Initial investment versus lifecycle savings
The most common budgeting mistake on a steel building project is treating the day-one quote as the full cost comparison.
It isn't.
Pre-engineered steel building kits run $10 to $25 per square foot for materials, with installation adding another $10 to $20 per square foot — putting a 10,000-square-foot steel structure in the $120,000 to $250,000 range depending on complexity.[28] Comparable wood construction for the same footprint runs $350,000 to $500,000, and concrete climbs to $500,000 to $700,000 — before you factor in what those materials cost you every year after delivery.[28] Steel's annual maintenance burden lands around 1% of initial cost, roughly $1,500 to $2,500 per year on a 10,000-square-foot facility; wood and masonry carry 2 to 4% annually, translating to $7,000 to $20,000 every year, and that figure doesn't include the unbudgeted hits — a wood-framed commercial building in a pest-prone region can face $30,000 in termite damage alone.[28] The energy side compounds the advantage: insulated steel panels with proper thermal detailing cut annual energy bills by 10 to 20%, saving a typical commercial setup $2,000 to $5,000 per year versus $1,000 to $2,500 for traditional construction.[28] The real number that matters for your decision is the 20-year total: steel comes in around $350,000 all-in for a 10,000-square-foot facility including all operating costs, while wood or brick runs $670,000 to $1.1 million across the same period.[28] A second misconception worth correcting is depreciation — a well-maintained steel structure retains structural integrity for 40 to 50 years or longer, which drops your annual cost of ownership with every passing decade rather than accelerating repair cycles the way wood does after 15 to 25 years.[29] For commercial, agricultural, and industrial owners evaluating a steel barn versus wood barn over 20 years, the math consistently favors steel once maintenance, insurance, and energy costs enter the equation — and the payback period on the initial investment compresses further when construction speed is factored in, since pre-drilled, pre-engineered components cut weeks to months off the on-site phase and move you from capital outlay to first revenue faster than site-built alternatives.[28][29]
Maintenance best practices and cost‑effective upkeep
Charcoal gray's practical edge over lighter panel colors starts on the first day of service: mid-tone dark finishes hide airborne dust, water spots, and surface grime better than white or light beige walls, so your annual maintenance routine addresses structural protection rather than cosmetic rescue.[30] The baseline upkeep task is an annual wash — low water pressure, wide fan tip, no harsh detergents that strip the coating's protective chemistry.[31] In coastal environments, that rinse schedule is non-negotiable; salt particles settle on metal surfaces and degrade paint binders over time, and skipping routine rinsing can void your finish warranty faster than UV exposure alone.[31] For agricultural facilities, contractor yards, or any building on a gravel drive where mud splash is a daily reality, specifying a darker wainscot panel on the lower three to four feet of each wall absorbs the grime that accumulates after every rain — a practical spec decision that cuts how often the full wall face needs cleaning.[30]
Two additional practices protect your finish investment beyond routine washing.
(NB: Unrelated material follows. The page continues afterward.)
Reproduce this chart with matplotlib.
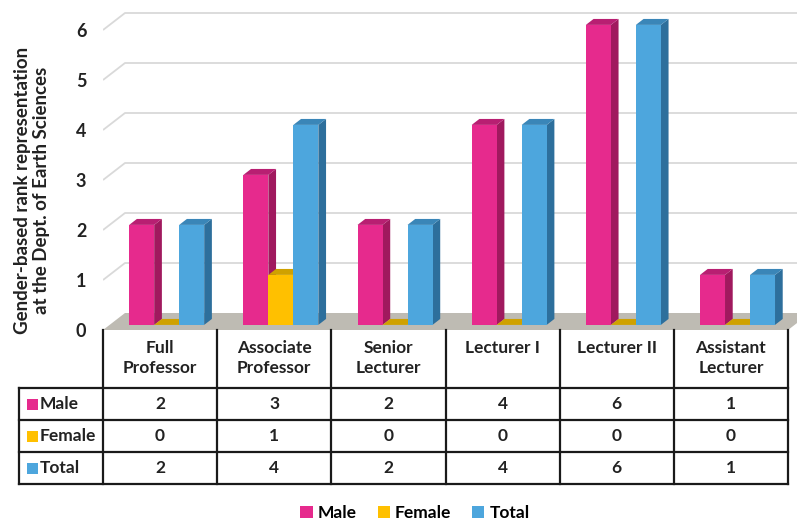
import matplotlib
matplotlib.use("Agg")
import matplotlib.pyplot as plt
from matplotlib.patches import Polygon, Rectangle, Patch

plt.rcParams['font.family'] = ['Lato', 'DejaVu Sans']
plt.rcParams['font.weight'] = 'bold'

# ---- data ----
categories = ["Full\nProfessor", "Associate\nProfessor", "Senior\nLecturer",
              "Lecturer I", "Lecturer II", "Assistant\nLecturer"]
series_names = ["Male", "Female", "Total"]
male = [2, 3, 2, 4, 6, 1]
female = [0, 1, 0, 0, 0, 0]
total = [2, 4, 2, 4, 6, 1]
yticks = [0, 1, 2, 3, 4, 5, 6]
ylabel = "Gender-based rank representation\nat the Dept. of Earth Sciences"

# ---- style ----
front_c = ["#E62A8D", "#FFC000", "#4DA6DD"]
side_c = ["#A0195E", "#B88E00", "#2D6F9C"]
top_c = ["#B81F72", "#CFA100", "#3A86B8"]
grid_c = "#D9D9D9"
floor_c = "#BEBBB3"
txt_c = "#222222"
fs = 12.5

W, H = 797, 523
fig = plt.figure(figsize=(W / 100, H / 100), dpi=100)

# plot area in pixels
left_px, right_px = 103, 797
zero_px, top_px = 330, 0
cat_w_px = (788 - 103) / 6.0
px_per_unit = 50.0
xmax = (right_px - left_px) / cat_w_px
ymax = (zero_px - top_px) / px_per_unit

ax = fig.add_axes([left_px / W, (H - zero_px) / H, (right_px - left_px) / W, (zero_px - top_px) / H])
ax.set_xlim(0, xmax)
ax.set_ylim(0, ymax)
for s in ax.spines.values():
    s.set_visible(False)
ax.set_xticks([])
ax.set_yticks(yticks)
ax.set_yticklabels([str(t) for t in yticks], fontsize=13, fontweight='bold', color=txt_c)
ax.tick_params(axis='y', length=0, pad=12)

# depth offsets (data units)
DX = 22 / cat_w_px
DY = 17 / px_per_unit
f0, f1 = 0.3, 0.65
ncat = len(categories)

# floor
ax.add_patch(Polygon([(0, 0), (DX, DY), (ncat + DX, DY), (ncat, 0)], closed=True,
                     facecolor=floor_c, edgecolor='none', zorder=1))
# gridlines
for v in yticks[1:]:
    ax.plot([0, DX, xmax], [v, v + DY, v + DY], color=grid_c, lw=1.3, zorder=0.5,
            solid_capstyle='butt')

# bars
bw = 25 / cat_w_px
values = [male, female, total]
for i in range(ncat):
    start = i + 0.5 - 1.5 * bw
    for j, vals in enumerate(values):
        h = vals[i]
        x0 = start + j * bw + f0 * DX
        y0 = f0 * DY
        ddx = (f1 - f0) * DX
        ddy = (f1 - f0) * DY
        z = 2 + i * 0.1 + j * 0.01
        if h > 0:
            ax.add_patch(Polygon([(x0 + bw, y0), (x0 + bw + ddx, y0 + ddy),
                                  (x0 + bw + ddx, y0 + h + ddy), (x0 + bw, y0 + h)],
                                 closed=True, facecolor=side_c[j], edgecolor='none', zorder=z))
        ax.add_patch(Polygon([(x0, y0 + h), (x0 + bw, y0 + h), (x0 + bw + ddx, y0 + h + ddy),
                              (x0 + ddx, y0 + h + ddy)],
                             closed=True, facecolor=top_c[j], edgecolor='none', zorder=z))
        if h > 0:
            ax.bar(x0, h, width=bw, bottom=y0, align='edge', color=front_c[j],
                   edgecolor='none', zorder=z + 0.001)

# ---- table ----
hdr_h, row_h = 58, 32
tab_h = hdr_h + 3 * row_h
tax = fig.add_axes([left_px / W, (H - zero_px - tab_h) / H, (right_px - left_px) / W, tab_h / H])
tax.set_xlim(0, xmax)
tax.set_ylim(tab_h, 0)
tax.axis('off')
lab_left = (19 - left_px) / cat_w_px
lc = "#1a1a1a"
lw = 1.6
for i in range(ncat + 1):
    tax.plot([i, i], [0, tab_h], color=lc, lw=lw, clip_on=False, solid_capstyle='projecting')
tax.plot([lab_left, lab_left], [hdr_h, tab_h], color=lc, lw=lw, clip_on=False)
for r in range(4):
    yy = hdr_h + r * row_h
    tax.plot([lab_left, ncat], [yy, yy], color=lc, lw=lw, clip_on=False, solid_capstyle='projecting')

for i, c in enumerate(categories):
    tax.text(i + 0.5, 10, c, ha='center', va='top', fontsize=fs, fontweight='bold',
             color=txt_c, linespacing=1.3)
for r, (name, vals) in enumerate(zip(series_names, values)):
    yc = hdr_h + r * row_h + row_h / 2
    sq = 11 / cat_w_px
    tax.add_patch(Rectangle(((27 - left_px) / cat_w_px, yc - 5.5), sq, 11,
                            facecolor=front_c[r], edgecolor='none', clip_on=False))
    tax.text((40 - left_px) / cat_w_px, yc, name, ha='left', va='center', fontsize=fs,
             fontweight='bold', color=txt_c)
    for i, v in enumerate(vals):
        tax.text(i + 0.5, yc, str(v), ha='center', va='center', fontsize=fs,
                 fontweight='bold', color=txt_c)

# y label
fig.text(32 / W, 1 - 190 / H, ylabel, rotation=90, ha='center', va='center',
         fontsize=13.5, fontweight='bold', color=txt_c, multialignment='center',
         linespacing=1.2)

# legend
handles = [Patch(facecolor=c, edgecolor='none') for c in front_c]
fig.legend(handles, series_names, loc='center', bbox_to_anchor=(415 / W, 1 - 513 / H),
           ncol=3, frameon=False, handlelength=0.7, handleheight=0.7, handletextpad=0.3,
           columnspacing=1.2, prop={'size': fs, 'weight': 'bold'})

fig.savefig("out.png", dpi=100)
Inspect panels after every significant weather event and immediately touch up any scratches, chips, or coating breaks with manufacturer-approved touch-up paint — exposed bare metal corrodes quickly, and a small repair caught early costs a fraction of what rust remediation or panel replacement runs six months later.[31] For buildings in high-UV climates or near industrial air pollution, applying a protective sealant or restoration coating to aging panels can extend the original finish's useful life by 10 to 15 years before a full repaint becomes necessary, which is far more cost-effective than replacing structurally sound panels ahead of schedule.[31] Pair that discipline with charcoal gray's inherent grime-masking depth and you have a low-maintenance steel building envelope that stays presentable across a 40-to-50-year service life without demanding constant cosmetic intervention.
Resale appeal and market differentiation of charcoal gray buildings
Color choice lands on your balance sheet at resale whether you account for it upfront or not.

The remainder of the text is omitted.